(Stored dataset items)
◇ ◇ ◇ ◇ ◇ ◇ ◇
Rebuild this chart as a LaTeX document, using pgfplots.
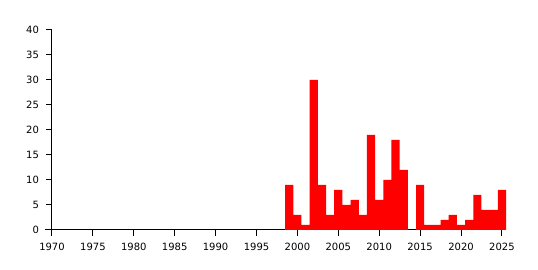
\documentclass[border=0pt]{standalone}
\usepackage{pgfplots}
\pgfplotsset{compat=1.18}
\usepackage{fontspec}
\setmainfont{DejaVu Sans}
\begin{document}
\begin{tikzpicture}
\path[use as bounding box] (-52pt,-40pt) rectangle (486pt,230pt);
\begin{axis}[
  at={(0,0)}, anchor=south west,
  scale only axis, width=454pt, height=200pt,
  xmin=1970, xmax=2025.5, ymin=0, ymax=40,
  axis lines*=left,
  axis line style={black, line width=1pt},
  tick style={black, line width=1pt},
  tick align=outside,
  major tick length=6pt,
  xtick={1970,1975,...,2025}, ytick={0,5,...,40},
  tick label style={font=\fontsize{10}{11}\selectfont},
  /pgf/number format/assume math mode=true,
  /pgf/number format/1000 sep={},
  xticklabel style={yshift=-3.5pt},
  yticklabel style={xshift=-3.5pt},
  clip=false,
]
\draw[black, line width=1pt] (axis cs:1969.15,0) -- (axis cs:1970,0);
\addplot[ybar, bar width=1, fill=red, draw=none] coordinates {
(1999,9) (2000,3) (2001,1) (2002,30) (2003,9) (2004,3) (2005,8)
(2006,5) (2007,6) (2008,3) (2009,19) (2010,6) (2011,10) (2012,18)
(2013,12) (2015,9) (2016,1) (2017,1) (2018,2) (2019,3) (2020,1)
(2021,2) (2022,7) (2023,4) (2024,4) (2025,8)
};
\end{axis}
\end{tikzpicture}
\end{document}
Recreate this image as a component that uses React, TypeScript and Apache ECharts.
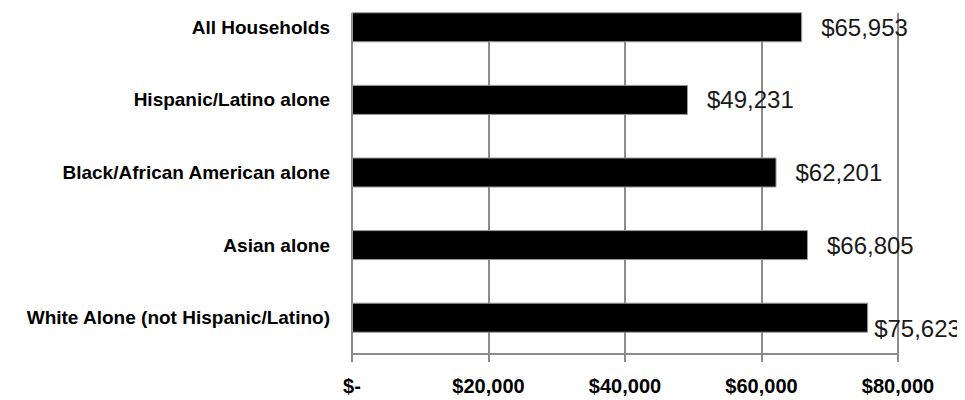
import React, { useEffect, useRef } from "react";
import * as echarts from "echarts";

const categories = [
  "All Households",
  "Hispanic/Latino alone",
  "Black/African American alone",
  "Asian alone",
  "White Alone (not Hispanic/Latino)",
];
const incomes = [65953, 49231, 62201, 66805, 75623];
const xTicks = { min: 0, max: 80000, interval: 20000 };

const fmtMoney = (v: number) =>
  v === 0 ? "$-" : "$" + v.toLocaleString("en-US");

// the chart canvas is shifted up by SHIFT px so that the first band is cropped like the reference
const SHIFT = 9;

export default function App() {
  const ref = useRef<HTMLDivElement>(null);
  useEffect(() => {
    if (!ref.current) return;
    const chart = echarts.init(ref.current, null, { renderer: "svg" });
    chart.setOption({
      animation: false,
      backgroundColor: "#fff",
      grid: { left: 352, right: 67, top: 0, bottom: 46, containLabel: false },
      xAxis: {
        type: "value",
        min: xTicks.min,
        max: xTicks.max,
        interval: xTicks.interval,
        axisLine: { show: true, lineStyle: { color: "#8c8c8c", width: 2 } },
        axisTick: { show: true, length: 8, lineStyle: { color: "#8c8c8c", width: 2 } },
        splitLine: { show: true, lineStyle: { color: "#8c8c8c", width: 2 } },
        axisLabel: {
          formatter: (v: number) => fmtMoney(v),
          fontFamily: "Liberation Sans, Arial, sans-serif",
          fontWeight: "bold",
          fontSize: 20,
          color: "#000",
          margin: 22,
        },
      },
      yAxis: {
        type: "category",
        data: categories,
        inverse: true,
        axisLine: { show: true, lineStyle: { color: "#8c8c8c", width: 2 } },
        axisTick: { show: false },
        axisLabel: {
          fontFamily: "Liberation Sans, Arial, sans-serif",
          fontWeight: "bold",
          fontSize: 19,
          color: "#000",
          margin: 22,
        },
      },
      graphic: [
        {
          type: "rect",
          z: 1,
          shape: { x: 330, y: 0, width: 600, height: SHIFT + 13 },
          style: { fill: "#fff" },
        },
      ],
      series: [
        {
          type: "bar",
          z: 3,
          barWidth: 30,
          data: incomes.map((v, i) =>
            i === incomes.length - 1
              ? { value: v, label: { offset: [-13, 11] } }
              : { value: v }
          ),
          itemStyle: { color: "#000", borderColor: "#999", borderWidth: 1 },
          label: {
            show: true,
            position: "right",
            distance: 19,
            formatter: (p: any) => fmtMoney(p.value),
            fontFamily: "Liberation Sans, Arial, sans-serif",
            fontSize: 24,
            color: "#1a1a1a",
          },
        },
      ],
    });
    return () => chart.dispose();
  }, []);
  return (
    <div
      ref={ref}
      style={{
        width: 965,
        height: 400 + SHIFT,
        marginLeft: -8,
        marginTop: -8 - SHIFT,
      }}
    />
  );
}
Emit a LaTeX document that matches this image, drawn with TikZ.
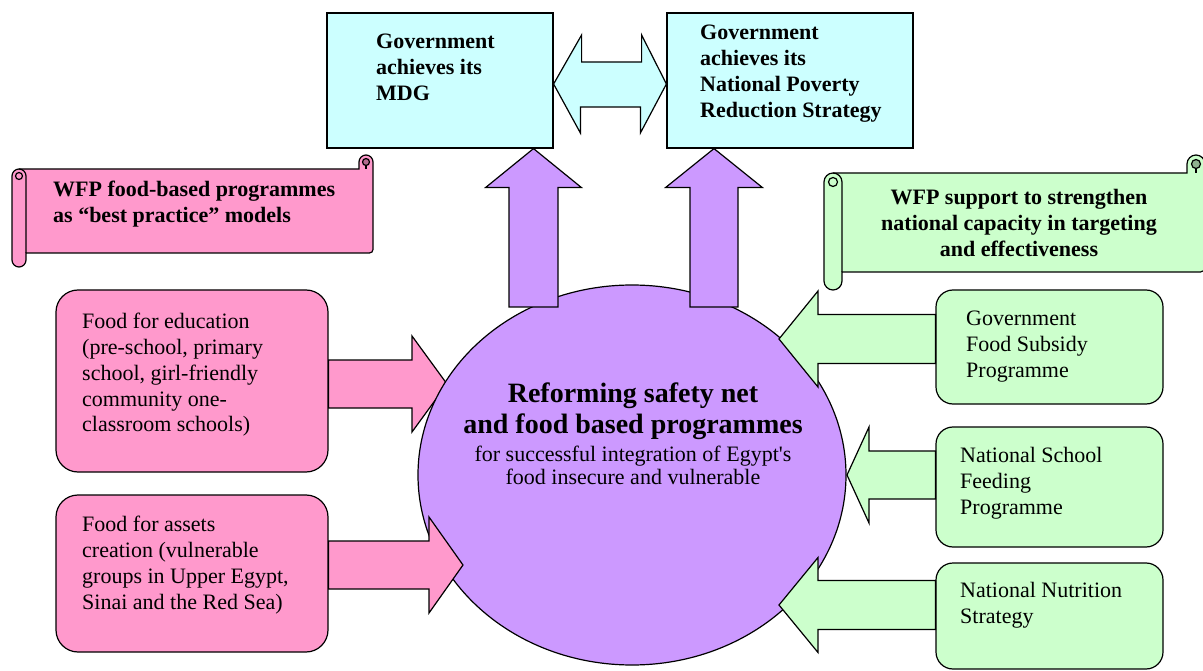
◇ ◇ ◇ ◇ ◇ ◇ ◇
Given request:
Keep the pictures out and write out the records exactly.

Output for this task:
Rebuild this chart as a LaTeX document, using pgfplots.
\documentclass[border=0pt]{standalone}
\usepackage{pgfplots}
\pgfplotsset{compat=1.18}
\usepackage{fontspec}
\setmainfont{DejaVu Sans}
\begin{document}
\begin{tikzpicture}
\path[use as bounding box] (-52pt,-40pt) rectangle (486pt,230pt);
\begin{axis}[
  at={(0,0)}, anchor=south west,
  scale only axis, width=454pt, height=200pt,
  xmin=1970, xmax=2025.5, ymin=0, ymax=40,
  axis lines*=left,
  axis line style={black, line width=1pt},
  tick style={black, line width=1pt},
  tick align=outside,
  major tick length=6pt,
  xtick={1970,1975,...,2025}, ytick={0,5,...,40},
  tick label style={font=\fontsize{10}{11}\selectfont},
  /pgf/number format/assume math mode=true,
  /pgf/number format/1000 sep={},
  xticklabel style={yshift=-3.5pt},
  yticklabel style={xshift=-3.5pt},
  clip=false,
]
\draw[black, line width=1pt] (axis cs:1969.15,0) -- (axis cs:1970,0);
\addplot[ybar, bar width=1, fill=red, draw=none] coordinates {
(1999,9) (2000,3) (2001,1) (2002,30) (2003,9) (2004,3) (2005,8)
(2006,5) (2007,6) (2008,3) (2009,19) (2010,6) (2011,10) (2012,18)
(2013,12) (2015,9) (2016,1) (2017,1) (2018,2) (2019,3) (2020,1)
(2021,2) (2022,7) (2023,4) (2024,4) (2025,8)
};
\end{axis}
\end{tikzpicture}
\end{document}
Recreate this image as a component that uses React, TypeScript and Apache ECharts.
import React, { useEffect, useRef } from "react";
import * as echarts from "echarts";

const categories = [
  "All Households",
  "Hispanic/Latino alone",
  "Black/African American alone",
  "Asian alone",
  "White Alone (not Hispanic/Latino)",
];
const incomes = [65953, 49231, 62201, 66805, 75623];
const xTicks = { min: 0, max: 80000, interval: 20000 };

const fmtMoney = (v: number) =>
  v === 0 ? "$-" : "$" + v.toLocaleString("en-US");

// the chart canvas is shifted up by SHIFT px so that the first band is cropped like the reference
const SHIFT = 9;

export default function App() {
  const ref = useRef<HTMLDivElement>(null);
  useEffect(() => {
    if (!ref.current) return;
    const chart = echarts.init(ref.current, null, { renderer: "svg" });
    chart.setOption({
      animation: false,
      backgroundColor: "#fff",
      grid: { left: 352, right: 67, top: 0, bottom: 46, containLabel: false },
      xAxis: {
        type: "value",
        min: xTicks.min,
        max: xTicks.max,
        interval: xTicks.interval,
        axisLine: { show: true, lineStyle: { color: "#8c8c8c", width: 2 } },
        axisTick: { show: true, length: 8, lineStyle: { color: "#8c8c8c", width: 2 } },
        splitLine: { show: true, lineStyle: { color: "#8c8c8c", width: 2 } },
        axisLabel: {
          formatter: (v: number) => fmtMoney(v),
          fontFamily: "Liberation Sans, Arial, sans-serif",
          fontWeight: "bold",
          fontSize: 20,
          color: "#000",
          margin: 22,
        },
      },
      yAxis: {
        type: "category",
        data: categories,
        inverse: true,
        axisLine: { show: true, lineStyle: { color: "#8c8c8c", width: 2 } },
        axisTick: { show: false },
        axisLabel: {
          fontFamily: "Liberation Sans, Arial, sans-serif",
          fontWeight: "bold",
          fontSize: 19,
          color: "#000",
          margin: 22,
        },
      },
      graphic: [
        {
          type: "rect",
          z: 1,
          shape: { x: 330, y: 0, width: 600, height: SHIFT + 13 },
          style: { fill: "#fff" },
        },
      ],
      series: [
        {
          type: "bar",
          z: 3,
          barWidth: 30,
          data: incomes.map((v, i) =>
            i === incomes.length - 1
              ? { value: v, label: { offset: [-13, 11] } }
              : { value: v }
          ),
          itemStyle: { color: "#000", borderColor: "#999", borderWidth: 1 },
          label: {
            show: true,
            position: "right",
            distance: 19,
            formatter: (p: any) => fmtMoney(p.value),
            fontFamily: "Liberation Sans, Arial, sans-serif",
            fontSize: 24,
            color: "#1a1a1a",
          },
        },
      ],
    });
    return () => chart.dispose();
  }, []);
  return (
    <div
      ref={ref}
      style={{
        width: 965,
        height: 400 + SHIFT,
        marginLeft: -8,
        marginTop: -8 - SHIFT,
      }}
    />
  );
}
Emit a LaTeX document that matches this image, drawn with TikZ.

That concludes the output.